Several threads exist in the archives about this, and I think a couple of mods have been posted. I have been interested in doing this, as well. I don't want a vent on deck where I walk, though. I'd rather go through the side behind the windows.
Several people have told that would be a bad idea (potential water inlet, not enough sun on Nicro), so I have postponed doing anything. Most folks agree the deck is the best place, but everyone in my family (including myself) is too clumsy for anything breakable on deck!
I want a Boeing blower in mine. You know, the type when you flush the head at 35,000 feet, in a second it sucks every molecule of air out of the chamber and down into the head!
The Nicros dont need direct sunlight to work, they will work in daylight even at 45N latitude in March, so putting it into the plexiglass will vent your head fine. Its also a lot easy to reverse by just replacing the plexiglass or even fabbing a plexiglass cap if you change your mind of course!!
I have one Nicro portside of mast (major mod) and one in the front hatch...I probably will add an exhaust only to the head this fall/next spring.
If I was going to put a powered blower in the head...... on a 96x, I would put a dryer vent pleated hose in and snake it throught the sink cabinet,. under the floor next to the shower drain pump, forward to the anchor locker, put the vent on a timer, and take that exhaust out forward.... where it will blow away from the boat and cockpit. This would also help dry the shower out faster........ (currently a sponge and leave the door open process.....)
but this winter........ I think is going to be a different project...
She wants a heater.......
and the wallas is the top candidate right now.......... course it is the priciest also by double.
Re Waterenwaves, I, like most people don't think my $h!+ stinks
So venting forward to the anchor locker seems like alot... of poop.[ I mean work]
I am currently considering two Nicros a la Catigale. Port & Starboard, either at the last Plexi window which lights the head and correspondingly to Port.
Or, do you guys think there is enough space just aft of the windows to install them. I think this would require cutting through 2 plys of fiberglass. & is there anything anyones found lurking in this area?
However, my holding tank is vented with a carbon filter out the transom,
I wonder, that would be a shorter run, and if I used a strong enough fan, I could use a regular dryer vent exterior gravity weighted baffle..........hmmmmmmm
Cheap, but would have to be mounted very very high in the aft corner.......
Don't know if WM still sells these move twice as much air as the nicro units runs for 48 hrs on rechargable batts has built in forward/ reverse switch no need to change fan blades , you can fit optional led light on bottom
I haven't yet found a pressing need to ventilate the head, but if I did I would not vent out the side at all for safety reasons in event of a knockdown, and maybe a leak problem from other than horizontal mounting. And not at the top for lack of appropriate foot space on deck. I would put a vent blowing air from the cabin into the head, where it would exit naturally around the door or into the bilge. That should provide for coolling, or moisture removal from the head. If you have head odors, prevent the source of the odor, rather than trying to blow it away.

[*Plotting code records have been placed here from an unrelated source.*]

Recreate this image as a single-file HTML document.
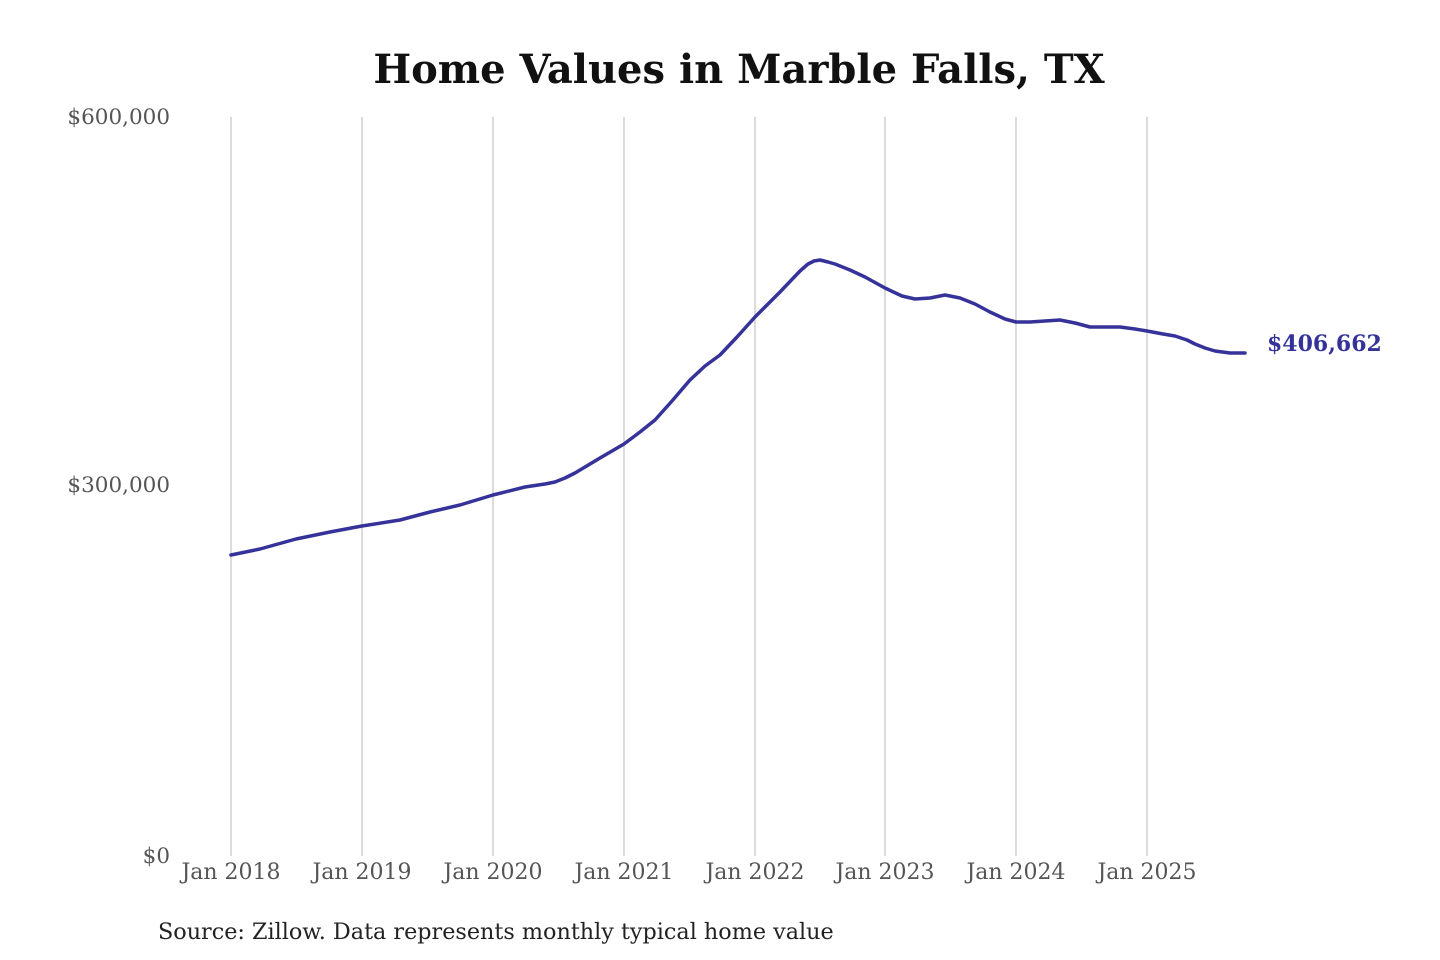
<!DOCTYPE html>
<html><head><meta charset="utf-8"><style>
html,body{margin:0;padding:0;background:#fff;}
svg{display:block}
</style></head><body>
<svg width="1440" height="960" viewBox="0 0 1440 960" xmlns="http://www.w3.org/2000/svg">
<rect width="1440" height="960" fill="#fff"/>
<text x="739" y="83" text-anchor="middle" font-family="DejaVu Serif, Liberation Serif, serif" font-weight="bold" font-size="40" fill="#111">Home Values in Marble Falls, TX</text>
<g stroke="#c8c8c8" stroke-width="1.3">
<line x1="231" y1="117" x2="231" y2="856"/><line x1="362" y1="117" x2="362" y2="856"/>
<line x1="493" y1="117" x2="493" y2="856"/><line x1="624" y1="117" x2="624" y2="856"/>
<line x1="755" y1="117" x2="755" y2="856"/><line x1="885" y1="117" x2="885" y2="856"/>
<line x1="1016" y1="117" x2="1016" y2="856"/><line x1="1147" y1="117" x2="1147" y2="856"/>
</g>
<g font-family="DejaVu Serif, Liberation Serif, serif" fill="#555">
<g font-size="21.5">
<text x="170" y="124" text-anchor="end">$600,000</text>
<text x="170" y="492" text-anchor="end">$300,000</text>
<text x="170" y="863" text-anchor="end">$0</text>
</g>
<g text-anchor="middle" font-size="22">
<text x="231" y="879">Jan 2018</text><text x="362" y="879">Jan 2019</text>
<text x="493" y="879">Jan 2020</text><text x="624" y="879">Jan 2021</text>
<text x="755" y="879">Jan 2022</text><text x="885" y="879">Jan 2023</text>
<text x="1016" y="879">Jan 2024</text><text x="1147" y="879">Jan 2025</text>
</g></g>
<polyline fill="none" stroke="#35339a" stroke-width="3.5" stroke-linejoin="round" stroke-linecap="round" points="231,555 260,549 296,539 330,532 362,526 400,520 430,512 460,505 493,495 525,487 545,484 555,482 565,478 575,473 590,464 600,458 612,451 624,444 640,432 655,420 672,401 690,380 705,366 720,355 737,337 755,317 780,292 800,271 808,264 814,261 820,260 828,262 835,264 850,270 865,277 885,288 902,296 915,299 930,298 945,295 960,298 975,304 990,312 1005,319 1016,322 1030,322 1045,321 1060,320 1075,323 1090,327 1120,327 1135,329 1147,331 1163,334 1175,336 1187,340 1195,344 1205,348 1215,351 1230,353 1245,353"/>
<text x="1267" y="351" font-family="DejaVu Serif, Liberation Serif, serif" font-weight="bold" font-size="22" fill="#35339a">$406,662</text>
<text x="158" y="939" font-family="DejaVu Serif, Liberation Serif, serif" font-size="22.3" fill="#222">Source: Zillow. Data represents monthly typical home value</text>
</svg>
</body></html>
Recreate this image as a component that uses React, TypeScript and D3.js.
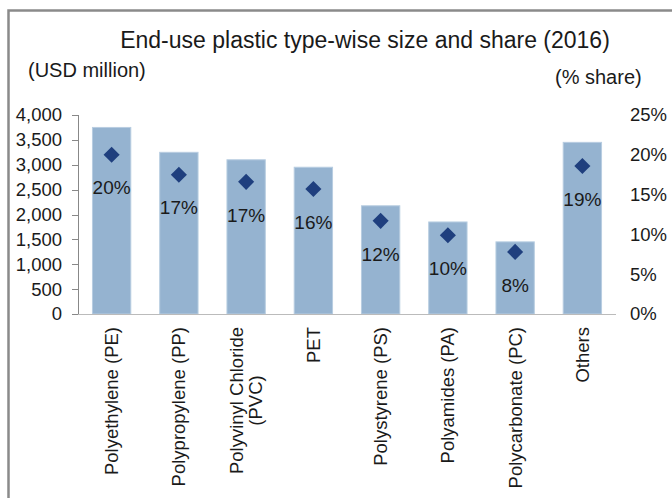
import React, { useEffect, useRef } from "react";
import * as d3 from "d3";

const categories = [
  ["Polyethylene (PE)"],
  ["Polypropylene (PP)"],
  ["Polyvinyl Chloride", "(PVC)"],
  ["PET"],
  ["Polystyrene (PS)"],
  ["Polyamides (PA)"],
  ["Polycarbonate (PC)"],
  ["Others"],
];
const sizeValues = [3750, 3250, 3100, 2950, 2175, 1850, 1450, 3450];
const shareValues = [20.0, 17.5, 16.6, 15.7, 11.7, 9.9, 7.8, 18.6];
const shareLabels = ["20%", "17%", "17%", "16%", "12%", "10%", "8%", "19%"];
const leftTicks = [0, 500, 1000, 1500, 2000, 2500, 3000, 3500, 4000];
const rightTicks = [0, 5, 10, 15, 20, 25];

const W = 672;
const H = 498;
const FONT = "Liberation Sans, Arial, sans-serif";
const TXT = "#1a1a1a";

export default function App() {
  const ref = useRef<SVGSVGElement | null>(null);

  useEffect(() => {
    const svg = d3.select(ref.current);
    svg.selectAll("*").remove();

    const x0 = 78, x1 = 616, yTop = 115, yBot = 314;
    const idx = categories.map((_, i) => String(i));
    const x = d3.scaleBand<string>().domain(idx).range([x0, x1]).paddingInner(0.43).paddingOuter(0.215);
    const yL = d3.scaleLinear().domain([0, 4000]).range([yBot, yTop]);
    const yR = d3.scaleLinear().domain([0, 25]).range([yBot, yTop]);

    // frame
    svg.append("path").attr("d", `M8.5,${H} L8.5,10.5 L${W},10.5`).attr("fill", "none").attr("stroke", "#8a8a8a").attr("stroke-width", 2.5);

    // title
    svg.append("text").attr("x", 365).attr("y", 48).attr("text-anchor", "middle").attr("font-family", FONT).attr("font-size", 23).attr("fill", TXT).text("End-use plastic type-wise size and share (2016)");
    svg.append("text").attr("x", 28).attr("y", 77).attr("font-family", FONT).attr("font-size", 20).attr("fill", TXT).text("(USD million)");
    svg.append("text").attr("x", 555).attr("y", 84).attr("font-family", FONT).attr("font-size", 20).attr("fill", TXT).text("(% share)");

    // bars
    svg.append("g").selectAll("rect").data(sizeValues).join("rect")
      .attr("x", (_, i) => x(String(i))!)
      .attr("width", x.bandwidth())
      .attr("y", (d) => yL(d))
      .attr("height", (d) => yBot - yL(d))
      .attr("fill", "#95b3d0")
      .attr("stroke", "#b8cde1")
      .attr("stroke-width", 1);

    // left axis
    const gL = svg.append("g").attr("transform", `translate(${x0},0)`);
    gL.append("line").attr("x1", 0.5).attr("x2", 0.5).attr("y1", yTop).attr("y2", yBot).attr("stroke", "#888");
    leftTicks.forEach((t) => {
      gL.append("line").attr("x1", -6).attr("x2", 0.5).attr("y1", Math.round(yL(t)) + 0.5).attr("y2", Math.round(yL(t)) + 0.5).attr("stroke", "#888");
      gL.append("text").attr("x", -16).attr("y", yL(t)).attr("dy", "0.35em").attr("text-anchor", "end")
        .attr("font-family", FONT).attr("font-size", 18.5).attr("fill", TXT).text(d3.format(",")(t));
    });

    // x axis line
    svg.append("line").attr("x1", x0).attr("x2", x1).attr("y1", yBot + 0.5).attr("y2", yBot + 0.5).attr("stroke", "#bbb");

    // right axis labels
    rightTicks.forEach((t) => {
      svg.append("text").attr("x", 630).attr("y", yR(t)).attr("dy", "0.35em")
        .attr("font-family", FONT).attr("font-size", 18.5).attr("fill", TXT).text(`${t}%`);
    });

    // diamonds
    const sym = d3.symbol().type(d3.symbolDiamond2).size(165);
    svg.append("g").selectAll("path").data(shareValues).join("path")
      .attr("d", sym as any)
      .attr("transform", (d, i) => `translate(${x(String(i))! + x.bandwidth() / 2},${yR(d)})`)
      .attr("fill", "#1f3f7e");

    // data labels
    svg.append("g").selectAll("text").data(shareLabels).join("text")
      .attr("x", (_, i) => x(String(i))! + x.bandwidth() / 2)
      .attr("y", (_, i) => yR(shareValues[i]) + 33)
      .attr("dy", "0.35em")
      .attr("text-anchor", "middle")
      .attr("font-family", FONT).attr("font-size", 19).attr("fill", TXT)
      .text((d) => d);

    // category labels
    categories.forEach((lines, i) => {
      const cx = x(String(i))! + x.bandwidth() / 2;
      const g = svg.append("g").attr("transform", `translate(${cx},327) rotate(-90)`);
      const texts = lines.map((ln) =>
        g.append("text").attr("font-family", FONT).attr("font-size", 18.5).attr("fill", TXT).text(ln)
      );
      const widths = texts.map((t) => (t.node() as SVGTextElement).getComputedTextLength());
      const maxW = Math.max(...widths);
      const lh = 19;
      const n = lines.length;
      texts.forEach((t, j) => {
        t.attr("text-anchor", "middle")
          .attr("x", -maxW / 2)
          .attr("y", (j - (n - 1) / 2) * lh)
          .attr("dy", "0.35em");
      });
    });
  }, []);

  return (
    <svg ref={ref} width={W} height={H} style={{ position: "absolute", left: 0, top: 0, background: "#fff" }} />
  );
}
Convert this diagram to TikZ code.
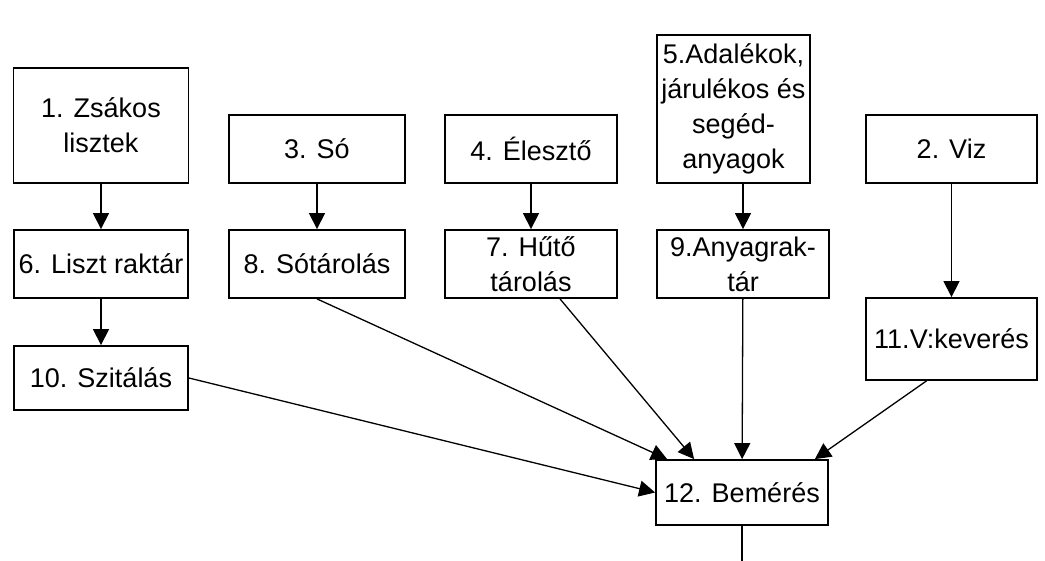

This no odor setup that works for me.
First I use the land facilities if at all possible. But,
I installed a Raritan PII manual head, used solid PVC tubing to route the waste up and back to a 12 gal. Todd holding tank in aft berth directly behind the aft head wall. The solid plastic Todd waste tank was then wrapped in four layers of Saran Wrap.
Air vent is up to the overhead and them back to the transom just below the steering rod port on the starboard side.
1.5 in. vacuum port from rear of tank to gunwhale on starboard side above the rub rail, for dockside pumpouts, is pvc to a through hull fitting where only enough sanitation hose was used to connect.
Macerator in forward end of tank pushes waste through solid PVC to a ball valve, then to a downward sloping T joint in the solid pvc head sink drain pipe near the stock through hull fitting. There is a section of waste hose to connect macerator to pvc, and head to pvc only large enough to allow fitting together, which allows removal of any part of the system if necessary,without cutting pvc .
All pipe routes were designed not to spill in the event of a 90 degree knockdown.
Flush water is from one of the 9 gal. tanks in the bow and is not pressurized like the galley system.
While on this lake, the dockside pumpout must be used, so I make sure to fill the tank with fresh water and pump out again. to help remove any buildup.
When at home on the trailer, a garden hose stuck into the standard throughhull on the outside allows the macerator to flush into the house plumbing system from the outside toilet access port.
Night Sailor wrote:If you have head odors, prevent the source of the odor, rather than trying to blow it away.
I don't think my head smells any worse than the next guy's, but a porta-pottie tank with waste in it on a hot summer's day doesn't smell very pretty. Blowing that odor out of the boat rather than into it seems like a better plan to me.
After I wrote this, I read Night Sailor's other posting that occurred in the meanwhile. I think I'm going for the simpler route of blowing the smell out. I'm glad your system works well for you, but that is far too complicated for me. I'll stick with the porta-pottie that I pack out and dump (although I've got the one that can be pumped out and the boat has been plumbed to do so).